BYD has also supplied vehicles to other countries, including Sweden, the Netherlands, Denmark, Belgium and Spain. The company has already produced 10,000 buses, which are sold across 50 countries and operate in 240 cities.

BYD was founded in Shenzhen in 1995. It's European headquarters is in the Netherlands.

Originally a battery maker, it became the world's largest rechargeable battery manufacturing firm. Battery technology remains its core competitive advantage for electric vehicles.

"We understand batteries better than anyone else," Ho says.

This technology gave BYD a big head start when it started to make electric vehicles. Unlike competitors, who buy batteries from third parties, BYD can use its in-house iron phosphate battery, which is known to be safe, reliable and long-lasting.

"Every competitor has to acquire this technology from third parties and try and integrate the related components, while we produce all these in-house," Ho says.

With a team of 16,000 research and development engineers, BYD has ambitions to increase the power density of its batteries by 10 percent per year.

"This means more powerful batteries offering even longer range, or lighter, smaller batteries offering more carrying capacity for people and goods," he says.

Perhaps as testimony to its battery technology, BYD's buses in London have proved that they can run reliably and consistently for a 16-hour shift without charging.

BYD's strategic position as an electric vehicle maker has come at an opportune time, because over the next few years global emission standards will become increasingly strict. In BYD's home market the government has announced big plans to encourage electric vehicle growth.

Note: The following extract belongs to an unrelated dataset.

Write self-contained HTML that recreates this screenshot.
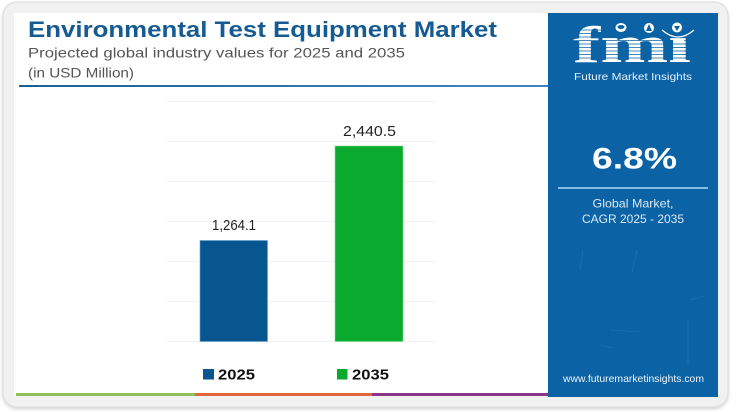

By spring this year, BYD was producing more than 10,000 electric buses worldwide.

With the Chinese government's goal of having 5 million all-electric vehicles and plug-in hybrids on the roads by 2020, China's electric vehicle market has boomed. Sales of electric and hybrid vehicles reached 206,000 for the first eight months of 2016, a 160 percent increase from 2015, according to JATO Dynamics, a research firm.

Globally, 1.79 million electric and hybrid vehicles were sold the same year, JATO says.

With such huge opportunities, it is a competitive market. Chinese carmaker Zhejiang Geely is building electric taxis, known as TX4 Euro 5 London taxicabs, after its acquisition of the London Taxi Co three years ago. They will be launched in mid-2017 and, which shifting from diesel to electric power, will also be more spacious.

Chang'an Automobile and SAIC Motors are also selling electric and hybrid vehicles in response to Chinese policy initiatives to support the sector.

Felipe Munoz, global automotive analyst at JATO, says BYD's position as the leading Chinese electric vehicle manufacturer gives it on edge over Western competitors.

"China wants to lead global markets with electric vehicles. To be local to China is its major advantage because it will be part of the accelerated growth that will bring more technologies and expertise," Munoz says.

Munoz says BYD's presence in Europe means it can benefit from various European laws and government incentives.

To encourage the increased use of electric cars, European regulators have set a goal of turning 10 percent of parking spaces in new buildings in the eurozone into recharging points. Norway and the Netherlands, two countries leading electric vehicle growth in Europe, have plans to completely phase out diesel vehicles by 2025.

Munoz says BYD's main challenge in Europe is gaining recognition and combating the bad reputation Chinese cars have there.

"The European market is very competitive, with very little space for newcomers, as the local players are very well positioned in their markets," he says.

"All electric vehicles face problems trying to gain the trust of consumers, who worry about their range, recharging and efficiency issues. And this is even more of a problem if the brand is unknown to most of the public."

In this respect, perhaps BYD's strategy of establishing a name in the public transport sector before rolling out cars is smart.

Looking into the future, Ho is optimistic about growth in the use of electric vehicles in Europe, because cities are becoming increasingly densely populated, creating a big demand for public transport.

And the environmental credentials of electric vehicles are a big factor, as European cities move increasingly to reduce pollution, he says.